Time and distance has let the brain run wild, even if there haven’t been enough moments to type it all up. This is a good thing (well, maybe not the time part), and, fortunately, Krendel was designed from the ground up to allow for this. One of the best parts of Krendel is its modularity. You can toggle just about any part of it on or off or change something about entirely and it still works as intended.
As ideas putter about, I also see things that I could have done better and things I would have preferred had I flipped them around.
All of this means that I’ve been doing some tinkering. I’ll be sharing many of the rules I’ve been flipping about. Where they may lead to a new edition eventually, just consider them options you can use to better tailor your game. Up first are some options for expertise.
As I’ve mentioned before, expertise is perhaps the trickiest part of the Krendel system because it operates in an opposite manner to most games. This is also why there’s a “No Expertise” optional rule. Beyond this, it also has a very big impact on your character since you may feel encouraged to buy a skill up to level two and then just let it sit. Of course, this also means that the rules for expertise are ripe for play. With that in mind, here’s four new options for expertise that I came up with.
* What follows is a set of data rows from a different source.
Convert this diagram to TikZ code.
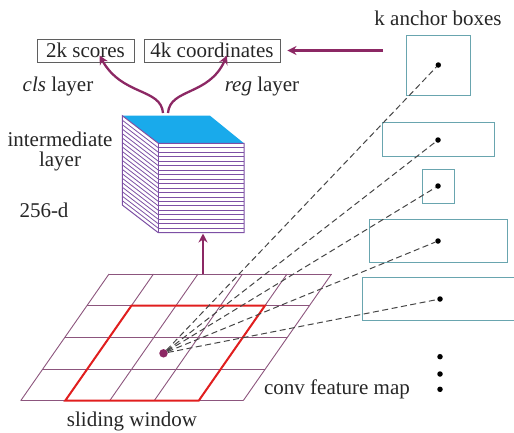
\documentclass[tikz,border=0pt]{standalone}
\usepackage{fontspec}
\IfFontExistsTF{LiberationSerif-Regular.ttf}{%
  \newfontfamily\timesx{LiberationSerif}[Extension=.ttf,UprightFont=*-Regular,ItalicFont=*-Italic,BoldFont=*-Bold]%
  \def\fsz{21}}{%
  \newfontfamily\timesx{Latin Modern Roman}\def\fsz{19.5}}
\usetikzlibrary{arrows.meta}
\definecolor{arrowc}{RGB}{140,40,100}
\definecolor{gridc}{RGB}{140,85,125}
\definecolor{cubec}{RGB}{125,80,165}
\definecolor{topc}{RGB}{25,170,235}
\definecolor{anchc}{RGB}{105,165,175}
\definecolor{winc}{RGB}{225,30,30}
\definecolor{boxc}{RGB}{95,95,95}
\definecolor{dashc}{RGB}{70,70,70}
\tikzset{
  lbl/.style={font=\timesx\fontsize{\fsz}{24}\selectfont, inner sep=0pt, text=black!85},
  outbox/.style={draw=boxc, line width=0.9pt, font=\timesx\fontsize{\fsz}{24}\selectfont, inner sep=0pt, minimum height=23pt, text=black!85},
  anchorbox/.style={draw=anchc, line width=1pt},
  adot/.style={circle, fill=black, inner sep=0pt, minimum size=5.5pt},
  bigarrow/.style={draw=arrowc, line width=2.3pt, -{Stealth[length=9pt,width=9pt]}},
  dashl/.style={draw=dashc, line width=1pt, dash pattern=on 6pt off 3.5pt},
  gridl/.style={draw=gridc, line width=0.9pt},
  cubel/.style={draw=cubec, line width=0.8pt}
}
\begin{document}
\begin{tikzpicture}[x=1pt,y=-1pt]
\useasboundingbox (0,0) rectangle (514,432);

% output boxes
\node[outbox, minimum width=97pt] (scores) at (85.5,50.5) {2k scores};
\node[outbox, minimum width=136pt] (coords) at (212,50.5) {4k coordinates};
\node[lbl] (cls) at (58,86) {\textit{cls} layer};
\node[lbl] (reg) at (262,86) {\textit{reg} layer};

% left labels
\node[lbl] (inter) at (60,139) {intermediate};
\node[lbl] (layer) at (60,161) {layer};
\node[lbl] (dim) at (44,210) {256-d};
\node[lbl] (slide) at (132,421) {sliding window};
\node[lbl] (conv) at (337,389) {conv feature map};
\node[lbl] (kanch) at (438,18) {k anchor boxes};

% cube
\fill[topc] (122.3,115.7) -- (210,115.7) -- (244,143.3) -- (158.3,143.3) -- cycle;
\fill[white] (158.3,143.3) rectangle (244,232.7);
\fill[white] (122.3,115.7) -- (158.3,143.3) -- (158.3,232.7) -- (122.3,205) -- cycle;
\foreach \k in {1,...,19}{
  \draw[cubel] (158.3,143.3+\k*4.47) -- (244,143.3+\k*4.47);
  \draw[cubel] (122.3,115.7+\k*4.47) -- (158.3,143.3+\k*4.47);
}
\draw[cubel, line width=1pt] (122.3,115.7) -- (158.3,143.3) -- (244,143.3) -- (244,232.7) -- (158.3,232.7) -- (122.3,205) -- cycle;
\draw[cubel, line width=1pt] (158.3,143.3) -- (158.3,232.7);
\coordinate (ctopl) at (163,113);
\coordinate (ctopr) at (168,113);
\coordinate (cbot) at (203,233.5);

% feature map grid
\foreach \j in {0,...,4}{
  \draw[gridl] (109-22.07*\j,274+31.67*\j) -- (331.5-22.07*\j,274+31.67*\j);
}
\foreach \i in {0,...,5}{
  \draw[gridl] (109+44.5*\i,274) -- (20.7+44.5*\i,400.7);
}
\draw[winc, line width=2pt, line join=miter] (131.4,305.7) -- (264.9,305.7) -- (198.7,400.7) -- (65.2,400.7) -- cycle;
\coordinate (gtop) at (203,274);
\node[circle, fill=arrowc, inner sep=0pt, minimum size=8.5pt] (sw) at (163.5,353.3) {};

% anchor boxes
\draw[anchorbox] (406.7,35) rectangle (470,95);
\draw[anchorbox] (382.3,122.7) rectangle (494.3,156.7);
\draw[anchorbox] (422.3,169.3) rectangle (454.3,203.3);
\draw[anchorbox] (369,219.3) rectangle (507.7,262);
\draw[anchorbox] (362.7,277.3) rectangle (518,320.7);
\node[adot] (a1) at (438.3,65) {};
\node[adot] (a2) at (438,140) {};
\node[adot] (a3) at (438,186) {};
\node[adot] (a4) at (438,241) {};
\node[adot] (a5) at (440,299) {};
\node[adot] (v1) at (440,356.7) {};
\node[adot] (v2) at (440,374) {};
\node[adot] (v3) at (440,389.3) {};

% dashed lines
\foreach \a in {a1,a2,a3,a4,a5}{
  \draw[dashl] (sw) -- (\a);
}

% arrows
\coordinate (astart) at (383,50.5);
\draw[bigarrow] (astart) -- ([xshift=7pt]coords.east);
\draw[bigarrow] (gtop) -- (cbot);
\draw[bigarrow] (ctopl) .. controls (161,88) and (122,96) .. ([xshift=14pt,yshift=7pt]scores.south);
\draw[bigarrow] (ctopr) .. controls (170,88) and (209,96) .. ([xshift=15pt,yshift=7pt]coords.south);
\end{tikzpicture}
\end{document}
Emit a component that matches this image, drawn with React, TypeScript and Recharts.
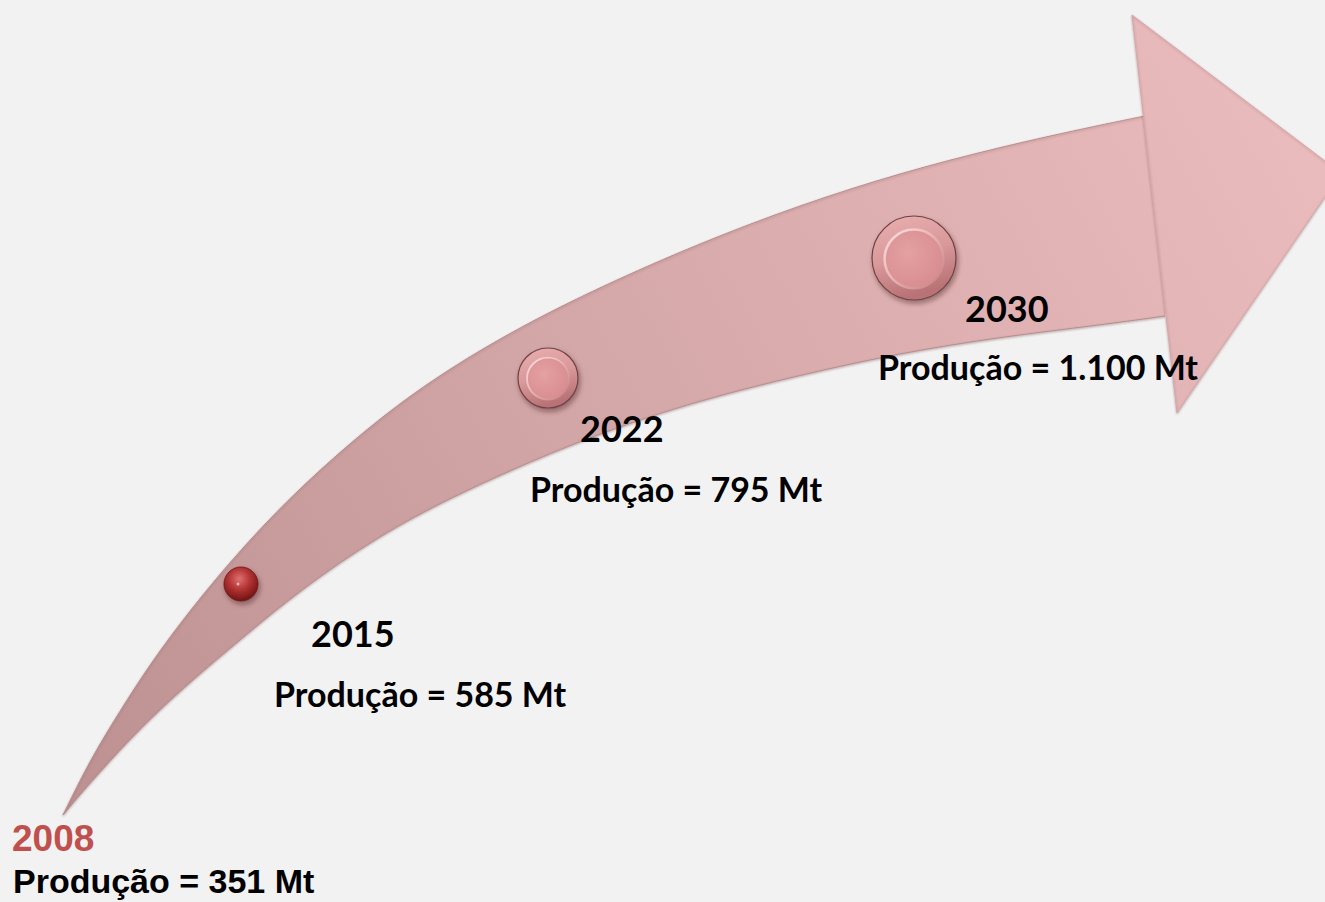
import { ComposedChart, Area, Scatter, XAxis, YAxis } from 'recharts';

// timeline points
const years = ['2008', '2015', '2022', '2030'];
const production = [351, 585, 795, 1100];
const markerX = [63, 241, 548, 914];
const markerY = [813, 584, 378, 258];
const markerSize = [0, 17, 30, 42];

// arrow body (curved band) and head
const arrowX = [63, 90, 120, 150, 190, 240, 300, 380, 450, 520, 600, 700, 800, 900, 1000, 1100, 1165];
const arrowTop = [815, 760, 711, 664, 610, 550, 487, 417, 368, 327, 287, 243, 205, 173, 147, 125, 112];
const arrowBottom = [815, 783, 750, 719, 682, 640, 590, 535, 498, 466, 433, 400, 375, 353, 337, 325, 316];
const headX = [1132, 1177, 1325, 1341];
const headTop = [15, 49, 161, 173];
const headBottom = [15, 413, 197, 173];

// label placement relative to each marker (start anchored)
const yearOffset = [[-51, 38], [70, 63], [32, 64], [51, 64]];
const prodOffset = [[-50, 80], [33, 123], [-18, 124], [-36, 122]];

const W = 1325;
const H = 902;

const bodyData = arrowX.map((x, i) => ({ x, y: [arrowTop[i], arrowBottom[i]] }));
const headData = headX.map((x, i) => ({ x, y: [headTop[i], headBottom[i]] }));
const points = years.map((year, i) => ({ x: markerX[i], y: markerY[i], r: markerSize[i], year, value: production[i], idx: i }));

const fmt = (n: number) => n.toString().replace(/\B(?=(\d{3})+(?!\d))/g, '.');

const Marker = (props: any) => {
    const { cx, cy, payload } = props;
    const i = payload.idx;
    const r = payload.r;
    const first = i === 0;
    const font = first ? '"Liberation Sans", Arial, sans-serif' : 'Lato, "Open Sans", sans-serif';
    return (
        <g>
            {r > 0 && i === 1 && (
                <g filter="url(#bubbleShadow)">
                    <circle cx={cx} cy={cy} r={r} fill="url(#redBall)" stroke="#6d1414" strokeWidth={0.8} />
                    <circle cx={cx - 3} cy={cy} r={1.5} fill="#f3b0b0" />
                </g>
            )}
            {r > 0 && i > 1 && (
                <g filter="url(#bubbleShadow)">
                    <circle cx={cx} cy={cy} r={r} fill="url(#pinkRim)" stroke="#6e4345" strokeWidth={1.2} />
                    <circle
                        cx={cx}
                        cy={cy + r * 0.02}
                        r={r * 0.7}
                        fill="url(#pinkInner)"
                        stroke="url(#pinkEdge)"
                        strokeWidth={Math.max(1.5, r * 0.06)}
                    />
                </g>
            )}
            <text
                x={cx + yearOffset[i][0]}
                y={cy + yearOffset[i][1]}
                fontFamily={font}
                fontWeight="bold"
                fontSize={first ? 37 : 36}
                fill={first ? '#c0504d' : '#000'}
            >
                {payload.year}
            </text>
            <text
                x={cx + prodOffset[i][0]}
                y={cy + prodOffset[i][1]}
                fontFamily={font}
                fontWeight="bold"
                fontSize={34}
                fill="#000"
            >
                {`Produção = ${fmt(payload.value)} Mt`}
            </text>
        </g>
    );
};

export default function App() {
    return (
        <div style={{ width: W, height: H, background: '#f2f2f2' }}>
            <style>{'body{margin:0;background:#f2f2f2}'}</style>
            <ComposedChart width={W} height={H} margin={{ top: 0, right: 0, bottom: 0, left: 0 }}>
                <defs>
                    <linearGradient id="arrowFill" gradientUnits="userSpaceOnUse" x1={60} y1={800} x2={1325} y2={100}>
                        <stop offset="0%" stopColor="#bd9192" />
                        <stop offset="45%" stopColor="#d3a6a7" />
                        <stop offset="100%" stopColor="#ebbcbd" />
                    </linearGradient>
                    <radialGradient id="redBall" cx="45%" cy="35%" r="70%">
                        <stop offset="0%" stopColor="#e07070" />
                        <stop offset="45%" stopColor="#b33434" />
                        <stop offset="100%" stopColor="#6a0e0e" />
                    </radialGradient>
                    <linearGradient id="pinkRim" x1="0" y1="0" x2="0.3" y2="1">
                        <stop offset="0%" stopColor="#eab0b1" />
                        <stop offset="55%" stopColor="#d9989a" />
                        <stop offset="100%" stopColor="#b97275" />
                    </linearGradient>
                    <radialGradient id="pinkInner" cx="40%" cy="40%" r="65%">
                        <stop offset="0%" stopColor="#e4a0a2" />
                        <stop offset="100%" stopColor="#d88d90" />
                    </radialGradient>
                    <linearGradient id="pinkEdge" x1="0" y1="0" x2="1" y2="1">
                        <stop offset="0%" stopColor="#fbe1e1" />
                        <stop offset="40%" stopColor="#ecbbbc" />
                        <stop offset="100%" stopColor="#c47d80" />
                    </linearGradient>
                    <filter id="bubbleShadow" x="-30%" y="-30%" width="170%" height="170%">
                        <feDropShadow dx={1.5} dy={3} stdDeviation={2.5} floodColor="#3a1a1a" floodOpacity={0.45} />
                    </filter>
                    <filter id="arrowShadow" x="-5%" y="-5%" width="110%" height="110%">
                        <feDropShadow dx={0} dy={1} stdDeviation={1} floodColor="#6b4445" floodOpacity={0.35} />
                    </filter>
                </defs>
                <XAxis type="number" dataKey="x" domain={[0, W]} allowDataOverflow hide />
                <YAxis type="number" dataKey="y" domain={[0, H]} reversed allowDataOverflow hide />
                <Area
                    data={bodyData}
                    dataKey="y"
                    type="basis"
                    stroke="#b98d8e"
                    strokeWidth={1}
                    fill="url(#arrowFill)"
                    fillOpacity={1}
                    dot={false}
                    activeDot={false}
                    filter="url(#arrowShadow)"
                    isAnimationActive={false}
                />
                <Area
                    data={headData}
                    dataKey="y"
                    type="linear"
                    stroke="#d7a7a8"
                    strokeWidth={1}
                    fill="url(#arrowFill)"
                    fillOpacity={1}
                    dot={false}
                    activeDot={false}
                    filter="url(#arrowShadow)"
                    isAnimationActive={false}
                />
                <Scatter data={points} dataKey="y" shape={<Marker />} isAnimationActive={false} />
            </ComposedChart>
        </div>
    );
}
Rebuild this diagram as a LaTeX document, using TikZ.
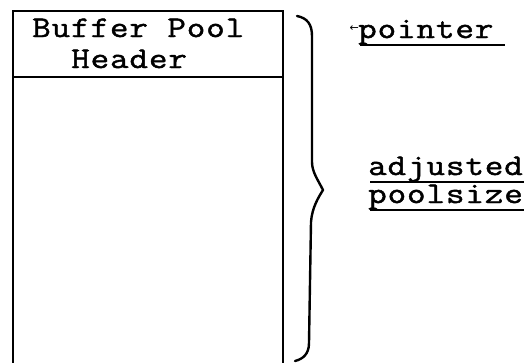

- Expertise - Only Training: Without expertise your effective skill level is zero, but you are considered trained so long as you have any level in the skill. When you first purchase a skill (aka an actual trained skill level of one), you get your free expertise for that skill.
- Expertise - Minimal Level: Your maximum effective level is one, but expertise removes this limitation normally. When you first purchase a skill (aka an actual trained skill level of one), you get your free expertise for that skill.
- Expertise - Specialization & Mastery: If you have expertise, then your maximum effective level becomes 4, unless you have specialization in that area of focus. Likewise, with specialization, your maximum effective level becomes 6, unless you have mastery. With mastery you have no maximum effective level. You automatically gain one free specialization when you skill reaches level 4 and one free mastery when your skill reaches level 6. Like expertise, both specialization and mastery grant +1 Strength for the purpose of meeting and exceeding requirements. The number of boosts is now limited to 1, 2 with expertise, 3 with specialization, and 4 with mastery.
- Expertise - Progressive: Without expertise, your effective skill level is half your actual skill level, rounded down. When you first purchase a skill (aka an actual trained skill level of one), you get your free expertise for that skill.
Under the base approach, having a skill level of two opens the door to a lot of core powers since you don’t need to have an expertise to grab one of those powers, unless you have a negative trait like foolish. This changes with the first two optional approaches. Of course, this also gives you a 60% chance of success assuming no difficulty.
Only Training prevents access to any of those powers sans expertise or a species that grants a positive trait like robust, which you then also purchase as an elective trait. It also means that you only have a base 40% chance of success for anything not related to your expertise, which is the same as someone untrained. Though, unlike an untrained character, you have access to actions that require training, like identify, manipulate device, and disarm.
Minimal Level reverses the position of the base rule: you won’t have easy access to lesser core powers unless you have a positive trait, such as agile, which increases the value of those. The chance of success when skilled but not an expert hits 50%, which is a nice number.
Specialization & Mastery introduces a nice gatekeeping feature and a big XP sink, but it was removed during playtests for a few reasons: it’s a pain to track, players spent too much XP on them instead of powers, and it made things more complicated that most players could easily use at the table. This was also back when expertise, specialization, and mastery were all powers, not their own thing. Ultimately, they were just too much for too little gain. So I ditched them, but that doesn’t mean that other folks won’t find the approach a better fit for their table.
I’ll admit that of these four, the last one, Progressive, has my attention the most. The other approaches to expertise establish a paradigm whereby you set a foundation of knowledge and then focus your studies. Under the Progressive approach, you simply learn your area(s) of focus faster and better and your knowledge base spills over to other areas as you go. The former reflects how we usually learn in school whereas the latter reflects how we usually learn in life. The Progressive approach also preserves the ability to grab core powers without expertise, but it delays this benefit until you are really good (skill level 4), which helps ensure character differentiation.